● DATA SHOWN:
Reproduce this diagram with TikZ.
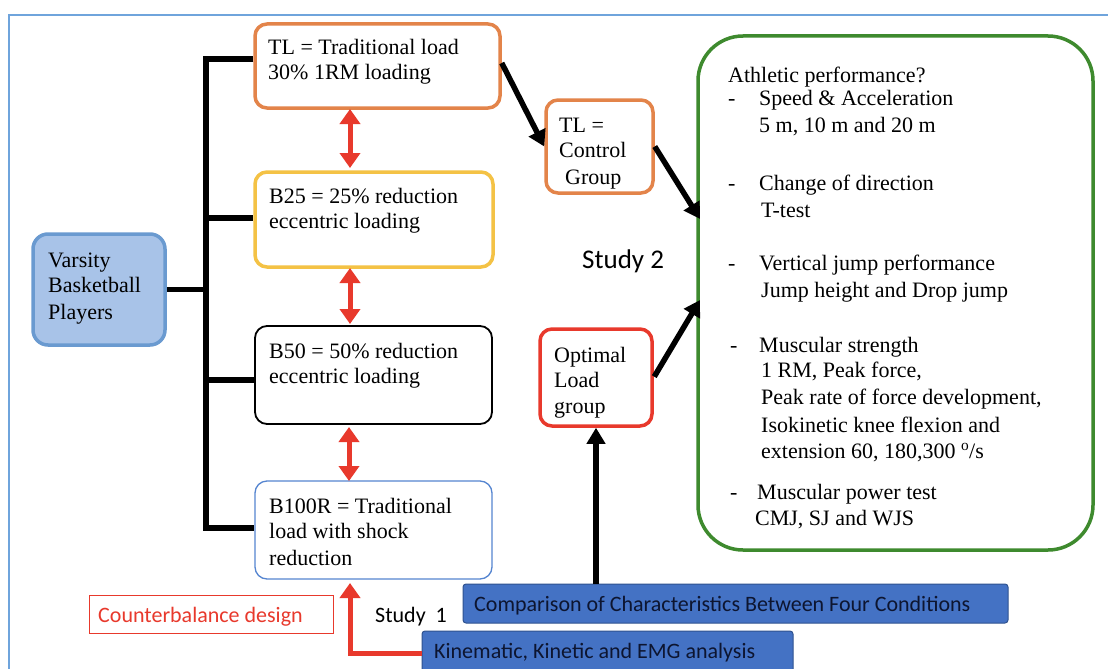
\documentclass[tikz,border=0pt]{standalone}
\usepackage{fontspec}
\setmainfont{Liberation Serif}
\newfontfamily\calfont{Carlito}
\usetikzlibrary{arrows.meta}
\definecolor{frameblue}{HTML}{6FA4DC}
\definecolor{orangeb}{HTML}{E3844A}
\definecolor{yellowb}{HTML}{F4C245}
\definecolor{redb}{HTML}{E8392C}
\definecolor{greenb}{HTML}{3E8A2E}
\definecolor{blueb}{HTML}{5585D0}
\definecolor{varfill}{HTML}{A8C3E8}
\definecolor{varline}{HTML}{6A9AD0}
\definecolor{barfill}{HTML}{4472C4}
\definecolor{barline}{HTML}{2F528F}
\definecolor{bartext}{HTML}{0D1530}
\begin{document}
\begin{tikzpicture}[x=1pt,y=-1pt,
  box/.style={draw, rounded corners=12pt, line width=3.5pt, inner sep=0pt},
  txt/.style={anchor=base west, inner sep=0pt, font=\fontsize{22}{26}\selectfont},
  stxt/.style={anchor=base west, inner sep=0pt, font=\calfont\fontsize{22}{26}\selectfont},
  tree/.style={line width=5.5pt, draw=black},
  blk/.style={line width=5.5pt, draw=black, -{Triangle[length=16pt,width=18pt]}},
  dbl/.style={line width=5pt, draw=redb, {Triangle[length=15pt,width=20pt]}-{Triangle[length=15pt,width=20pt]}},
  redl/.style={line width=5pt, draw=redb, -{Triangle[length=15pt,width=20pt]}},
  bar/.style={draw=barline, fill=barfill, line width=1pt, rounded corners=3pt, inner sep=0pt}
]
\useasboundingbox (0,0) rectangle (1108,669);
\clip (0,0) rectangle (1108,669);
\fill[white] (0,0) rectangle (1108,669);

% outer frame
\coordinate (fa) at (9,680);
\coordinate (fb) at (9,15);
\coordinate (fc) at (1120,15);
\draw[frameblue, line width=2pt] (fa) -- (fb) -- (fc);

% boxes
\node[box, draw=varline, fill=varfill, rounded corners=15pt, minimum width=132pt, minimum height=111pt] (var) at (99,289.5) {};
\node[box, draw=orangeb, minimum width=245pt, minimum height=84pt] (tl) at (377.5,66) {};
\node[box, draw=yellowb, minimum width=238pt, minimum height=95pt] (b25) at (374,219.5) {};
\node[box, draw=black, line width=1.8pt, minimum width=237pt, minimum height=98pt] (b50) at (373.5,375) {};
\node[box, draw=blueb, line width=1.3pt, minimum width=237pt, minimum height=98pt] (b100) at (373.5,530) {};
\node[box, draw=orangeb, minimum width=107pt, minimum height=93pt] (ctl) at (599.5,146.5) {};
\node[box, draw=redb, minimum width=112pt, minimum height=97pt] (opt) at (596,377.5) {};
\node[box, draw=greenb, line width=3.5pt, rounded corners=45pt, minimum width=395pt, minimum height=514pt] (grn) at (895.5,293) {};
\node[draw=redb, line width=0.8pt, inner sep=0pt, minimum width=244pt, minimum height=38pt] (cb) at (211,614) {};
\node[bar, minimum width=545pt, minimum height=39pt] (cmp) at (735.5,603.5) {};
\node[bar, minimum width=371pt, minimum height=45pt] (kin) at (607.5,653.5) {};

% tree
\coordinate (j1) at (206,59);
\coordinate (j4) at (206,528);
\coordinate (j2) at (206,218);
\coordinate (j3) at (206,380);
\draw[tree] (j1 -| tl.west) -- (j1) -- (j4) -- (j4 -| b100.west);
\draw[tree] (j2) -- (j2 -| b25.west);
\draw[tree] (j3) -- (j3 -| b50.west);
\draw[tree] (var.east) -- (var.east -| j1);

% red double arrows
\coordinate (r1a) at (350,109);
\coordinate (r1b) at (350,168);
\coordinate (r2a) at (350,268);
\coordinate (r2b) at (350,324);
\coordinate (r3a) at (349,427);
\coordinate (r3b) at (349,481);
\draw[dbl] (r1a) -- (r1b);
\draw[dbl] (r2a) -- (r2b);
\draw[dbl] (r3a) -- (r3b);

% black arrows
\coordinate (gin1) at (700,219);
\coordinate (gin2) at (700,300);
\draw[blk] ([yshift=3pt]tl.east) -- (ctl.west);
\draw[blk] (ctl.east) -- (gin1);
\draw[blk, shorten <=1pt] (opt.east) -- (gin2);
\draw[blk] (cmp.north -| opt.south) -- (opt.south);

% red L arrow
\coordinate (rtip) at (350,583);
\draw[redl] (kin.west) -| (rtip);

% texts in boxes
\node[txt] (v1) at (48,267) {Varsity};
\node[txt] (v2) at (48,292) {Basketball};
\node[txt] (v3) at (48,319) {Players};
\node[txt] (t1) at (268,55) {TL = Traditional load};
\node[txt] (t2) at (268,80) {30\% 1RM loading};
\node[txt] (b25a) at (269,203) {B25 = 25\% reduction};
\node[txt] (b25b) at (269,228) {eccentric loading};
\node[txt] (b50a) at (269,358) {B50 = 50\% reduction};
\node[txt] (b50b) at (269,383) {eccentric loading};
\node[txt] (b1a) at (269,513) {B100R = Traditional};
\node[txt] (b1b) at (269,538) {load with shock};
\node[txt] (b1c) at (269,565) {reduction};
\node[txt] (c1) at (559,132) {TL =};
\node[txt] (c2) at (559,157) {Control};
\node[txt] (c3) at (565,184) {Group};
\node[txt] (o1) at (554,362) {Optimal};
\node[txt] (o2) at (554,387) {Load};
\node[txt] (o3) at (554,413) {group};

% green box texts
\node[txt] (g0) at (728,82) {Athletic performance?};
\node[txt] (d1) at (728,105) {-};
\node[txt] (g1) at (759,105) {Speed \& Acceleration};
\node[txt] (g2) at (759,132) {5 m, 10 m and 20 m};
\node[txt] (d2) at (728,190) {-};
\node[txt] (g3) at (759,190) {Change of direction};
\node[txt] (g4) at (761,217) {T-test};
\node[txt] (d3) at (728,270) {-};
\node[txt] (g5) at (759,270) {Vertical jump performance};
\node[txt] (g6) at (761,297) {Jump height and Drop jump};
\node[txt] (d4) at (730,352) {-};
\node[txt] (g7) at (759,352) {Muscular strength};
\node[txt] (g8) at (761,377) {1 RM, Peak force,};
\node[txt] (g9) at (761,404) {Peak rate of force development,};
\node[txt] (g10) at (761,432) {Isokinetic knee flexion and};
\node[txt] (g11) at (761,458) {extension 60, 180,300 \textsuperscript{o}/s};
\node[txt] (d5) at (730,499) {-};
\node[txt] (g12) at (757,499) {Muscular power test};
\node[txt] (g13) at (755,525) {CMJ, SJ and WJS};

% sans labels
\node[anchor=base west, inner sep=0pt, font=\calfont\fontsize{27}{32}\selectfont] (s2) at (582,268) {Study 2};
\node[stxt] (s1) at (375,622) {Study\hspace{0.45em}1};
\node[stxt, text=redb] (cbt) at (98,622) {Counterbalance design};
\node[stxt, text=bartext] (cmpt) at (474,611) {Comparison of Characteristics Between Four Conditions};
\node[stxt, text=bartext] (kint) at (434,658) {Kinematic, Kinetic and EMG analysis};
\end{tikzpicture}
\end{document}
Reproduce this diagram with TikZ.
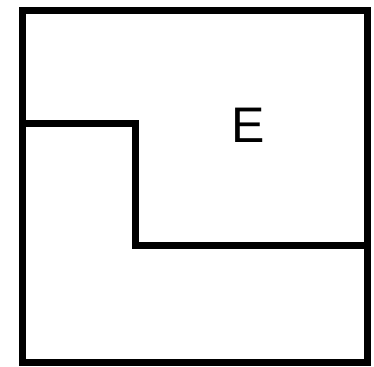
\documentclass[tikz,border=0pt]{standalone}
\usepackage{fontspec}
\setmainfont{Liberation Sans}
\tikzset{
  every picture/.style={line width=7pt},
  wall/.style={draw=black, line cap=rect, line join=miter},
  region/.style={font=\fontsize{50}{50}\selectfont, inner sep=0pt},
}
\begin{document}
\begin{tikzpicture}[x=1pt, y=-1pt]
  \useasboundingbox (0,0) rectangle (374,366);
  % outer frame
  \draw[wall] (22,10.5) rectangle (367,362.5);
  % split line
  \draw[wall, line cap=butt] (22,124) -- (135.5,124) -- (135.5,245.5) -- (367,245.5);
  \node[region] (e) at (248.5,125) {E};
\end{tikzpicture}
\end{document}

● EXERCISE TASK:
Your task is to reproduce exactly the lines from the start of the data above through the line containing "(fa) -- (fb) -- (fc);", leaving every picture out.

● ANSWER:
Reproduce this diagram with TikZ.
\documentclass[tikz,border=0pt]{standalone}
\usepackage{fontspec}
\setmainfont{Liberation Serif}
\newfontfamily\calfont{Carlito}
\usetikzlibrary{arrows.meta}
\definecolor{frameblue}{HTML}{6FA4DC}
\definecolor{orangeb}{HTML}{E3844A}
\definecolor{yellowb}{HTML}{F4C245}
\definecolor{redb}{HTML}{E8392C}
\definecolor{greenb}{HTML}{3E8A2E}
\definecolor{blueb}{HTML}{5585D0}
\definecolor{varfill}{HTML}{A8C3E8}
\definecolor{varline}{HTML}{6A9AD0}
\definecolor{barfill}{HTML}{4472C4}
\definecolor{barline}{HTML}{2F528F}
\definecolor{bartext}{HTML}{0D1530}
\begin{document}
\begin{tikzpicture}[x=1pt,y=-1pt,
  box/.style={draw, rounded corners=12pt, line width=3.5pt, inner sep=0pt},
  txt/.style={anchor=base west, inner sep=0pt, font=\fontsize{22}{26}\selectfont},
  stxt/.style={anchor=base west, inner sep=0pt, font=\calfont\fontsize{22}{26}\selectfont},
  tree/.style={line width=5.5pt, draw=black},
  blk/.style={line width=5.5pt, draw=black, -{Triangle[length=16pt,width=18pt]}},
  dbl/.style={line width=5pt, draw=redb, {Triangle[length=15pt,width=20pt]}-{Triangle[length=15pt,width=20pt]}},
  redl/.style={line width=5pt, draw=redb, -{Triangle[length=15pt,width=20pt]}},
  bar/.style={draw=barline, fill=barfill, line width=1pt, rounded corners=3pt, inner sep=0pt}
]
\useasboundingbox (0,0) rectangle (1108,669);
\clip (0,0) rectangle (1108,669);
\fill[white] (0,0) rectangle (1108,669);

% outer frame
\coordinate (fa) at (9,680);
\coordinate (fb) at (9,15);
\coordinate (fc) at (1120,15);
\draw[frameblue, line width=2pt] (fa) -- (fb) -- (fc);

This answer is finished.